Just one bank calls Charlotte home now, but it's a big one. File/AP

1: The loneliest number

Charlotte is still a Southeast financial juggernaut, but Charleston can claim some bragging rights over the North Carolina metropolis based on one industry metric.

The number of banks headquartered in the Queen City have been on the decline for years as the industry continues to consolidate. The familiar names that vanished range from Wachovia to Park Sterling.

Now, just one remains. Charlotte, a.k.a. “Banktown,” hit the dubious milestone last week, when the sale of the local NewDominion Bank to Ohio-based Park National Corp. was finalized.

Charleston, on the other hand, is home to three retail lenders: Bank of South Carolina, CresCom Bank and the newly formed Beacon Community Bank. Also, the holding company for First Capital Bank recently was approved to move its headquarters to Meeting St. from Bennettsville.

A four-to-one lead would be mighty impressive except for a slightly inconvenient fact — that Charlotte’s sole-surviving homegrown financial institution is Bank of America Corp., which has $2.3 trillion in assets under its care and employs about 15,000 workers in and around its hometown.

The enforcers 

As the hospitality industry continues to grow in Charleston, the city is beefing up its enforcement ranks.

A sixth tourism officer is expected to join the force in about two weeks, according to Dan Riccio, the city's livability and tourism director.
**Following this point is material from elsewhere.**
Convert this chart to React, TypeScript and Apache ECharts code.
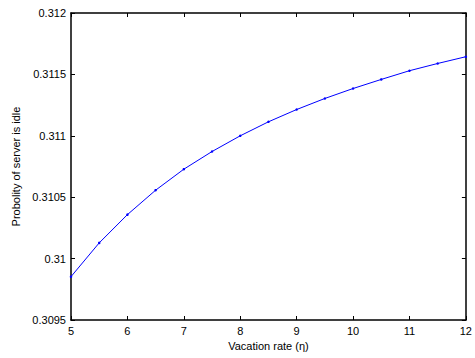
import React, { useEffect, useRef } from "react";
import * as echarts from "echarts";

const xValues = [5, 5.5, 6, 6.5, 7, 7.5, 8, 8.5, 9, 9.5, 10, 10.5, 11, 11.5, 12];
const yValues = [
  0.309853, 0.310128, 0.310358, 0.310557, 0.310728, 0.310872, 0.311, 0.311114,
  0.311214, 0.311304, 0.311385, 0.311459, 0.31153, 0.311589, 0.311644,
];
const xName = "Vacation rate (η)";
const yName = "Probolity of server is idle";

export default function App() {
  const ref = useRef<HTMLDivElement>(null);
  useEffect(() => {
    if (!ref.current) return;
    const chart = echarts.init(ref.current, undefined, { renderer: "svg" });
    const font = "'Liberation Sans', Arial, Helvetica, sans-serif";
    const axisLine = { show: true, onZero: false, lineStyle: { color: "#000", width: 1.5 } };
    const tick = { show: true, inside: true, length: 4, lineStyle: { color: "#000", width: 1 } };
    chart.setOption({
      animation: false,
      backgroundColor: "#fff",
      grid: { left: 71, right: 8, top: 13, bottom: 38, containLabel: false },
      xAxis: [
        {
          type: "value",
          min: 5,
          max: 12,
          interval: 1,
          axisLine,
          axisTick: tick,
          splitLine: { show: false },
          axisLabel: { color: "#000", fontSize: 11, fontFamily: font, margin: 5 },
          name: xName,
          nameLocation: "middle",
          nameGap: 20,
          nameTextStyle: { color: "#000", fontSize: 11, fontFamily: font },
        },
        {
          type: "value",
          position: "top",
          min: 5,
          max: 12,
          interval: 1,
          axisLine,
          axisTick: tick,
          axisLabel: { show: false },
          splitLine: { show: false },
        },
      ],
      yAxis: [
        {
          type: "value",
          min: 0.3095,
          max: 0.312,
          interval: 0.0005,
          axisLine,
          axisTick: tick,
          splitLine: { show: false },
          axisLabel: {
            color: "#000",
            fontSize: 11,
            fontFamily: font,
            margin: 5,
            formatter: (v: number) => String(parseFloat(v.toFixed(4))),
          },
          name: yName,
          nameLocation: "middle",
          nameGap: 50,
          nameTextStyle: { color: "#000", fontSize: 11, fontFamily: font },
        },
        {
          type: "value",
          position: "right",
          min: 0.3095,
          max: 0.312,
          interval: 0.0005,
          axisLine,
          axisTick: tick,
          axisLabel: { show: false },
          splitLine: { show: false },
        },
      ],
      series: [
        {
          type: "line",
          data: xValues.map((x, i) => [x, yValues[i]]),
          symbol: "circle",
          symbolSize: 2.5,
          showSymbol: true,
          lineStyle: { color: "#0000ff", width: 1 },
          itemStyle: { color: "#0000ff" },
        },
      ],
    });
    return () => chart.dispose();
  }, []);
  return (
    <div
      ref={ref}
      style={{ position: "fixed", left: 0, top: 0, width: 475, height: 358 }}
    />
  );
}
It's the second time Riccio has increased the size of the unit since he took over the department three years ago.

One of their most visible duties is regulating the carriage-tour industry by giving out the medallions that determine the routes, checking weights, handling complaints and writing up the incident reports that tend to make the news.

Riccio stressed that the officers have other duties. For example, they keep an eye on tour buses, checking permits and making sure they park in the right places. They also check the credentials of tour guides and make sure they’re operating within the boundaries of the city's tourism ordinance.

And they respond to complaints about overly aggressive solicitations on places like King Street.

The officers also spend a lot of time making sure businesses and residences aren’t trashy. They issue citations for litter and weeds, abandoned vehicles, storefront and sidewalk cleanliness, and garbage disposal regulations. They also keep an eye on vacant houses and buildings. When there are violations, they have to appear at the city's Livability Court to provide testimony.

Riccio said he plans to add more officers as the budget allows.